By Danielle Kennedy
Legislation that would take power away from local counties to impose charges or institute bans on single-use plastic bags won’t be debated in the House until next session.
“The bill is in limbo,” Rep. Eric M. Bedingfield, R-Greenville, said Wednesday. “A motion was filed and we lost by one vote. The bill won’t be discussed on the House floor until next session in January."
The measure, known as the auxiliary container bill, was introduced after two oceanfront communities, Folly Beach and Isle of Palms, implemented bans on plastic bags because of the potential danger the plastic poses to wildlife. In a state that values local control, the General Assembly is seeking to regulate the use, prohibition and taxation of these bags statewide.
Across the country, environmentalists have pushed for such bans, arguing that the plastic bags are significant polluters.
In North Carolina, legislation has been put in place to encourage consumers to utilize reusable bags over single-use plastic bags along it’s barrier island counties of Currituck, Dare and Hyde. California was the first to ban plastic bags statewide with Proposition 67 despite the plastics industry push to overturn it.

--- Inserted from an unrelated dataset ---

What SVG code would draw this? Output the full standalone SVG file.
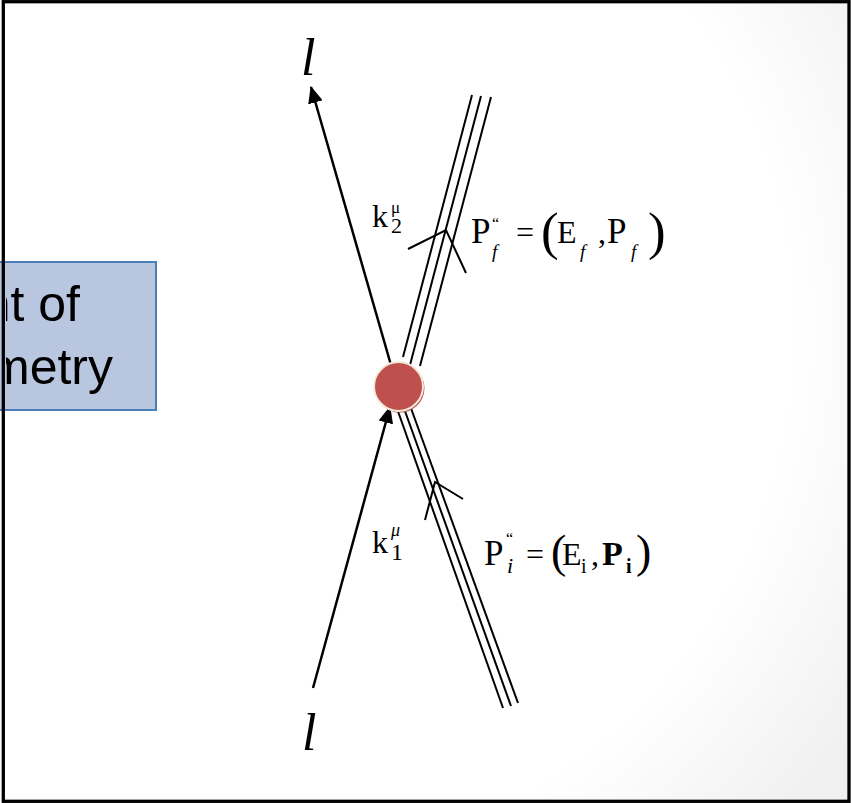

In addition to polluting the ocean, plastics of all forms find their way into sewage systems, waterways, farmlands, landfills and along the sides of roads. Even though tossing away a disposable bag seems harmless the reality is not so simple.
“We say everybody lives downstream,” said Karen Jackson, water resources agent at Clemson University Cooperative Extension Service in Richland County. “What you’re doing at home affects others downstream.”
The rivers and creeks that are littered with plastics also have an impact on oceans, drinking water sources and agricultural areas where food for consumption is grown and raised. There is a myriad of mixed opinions on whether or not the state should have the power to overstep localities.
Opponents of banning plastic bags say jobs are at stake with Novolex in Hartsville being a major producer of single-use plastic bags. Environmentally-conscious individuals and businesses argue the environment should be free of plastics and harmful chemicals.
Jackson said that plastic bags are especially troublesome during floods where the bags block the water systems and prevent proper drainage and system flow.
Wheaterly Thomas, a Richland County 4-H agent at Clemson Extension, said that Midlands farmers are bothered more by litter such as aluminum cans tossed in fields rather than plastic.
Bryan Tayara, the owner of Rosewood Market & Deli, said that he fully supports a ban on plastic shopping bags. Most of his customers bring reusable bags, which many shoppers have switched to as an alternative to paper or plastic.
“I strongly feel that if everyone truly understood the environmental impact of single-use plastic bags we would all support a ban on these destructive bags,” Tayara said.
On average single-use plastic bags cost about a penny to five cents to produce per bag. While cheap to make, they aren't biodegradable and take between 10 to 1,000 years in a landfill to decompose. Paper bags cost roughly five to 23 cents per bag because of the wood pulp and water necessary to make the bag.
Laurie Aker, a spokeswoman for the grocery store chain Earth Fare, said Earth Fare has not taken a stance on the pending legislation, but she said the grocer is committed to serving their customers in a way that is beneficial to both customers and the environment.
“Our customers have our environment as a top priority and they’re not inconvenienced by that decision. Instead of the plastic bags we offer paper bags that are made from 100 percent recycled, post-consumer material,” said Aker.
Earth Fare’s paper bags are Rainforest Alliance Certified sources material from only sustainable growers and the store also provides a box corral for customers who forget their bags.
“We want our customers to live longer with Earth Fare and that extends to our environment,” said Aker.
Sarah Lyles, executive director of Palmetto Pride, said the nonprofit conservation organization works to eliminate trash along South Carolina highways, particularly along secondary roads, which are among the most littered. The organization has not taken a position on the current bill.
"Plastic bags are things that are a part of the litter stream, and anything that we can do to get it out of the litter stream, we want to do that."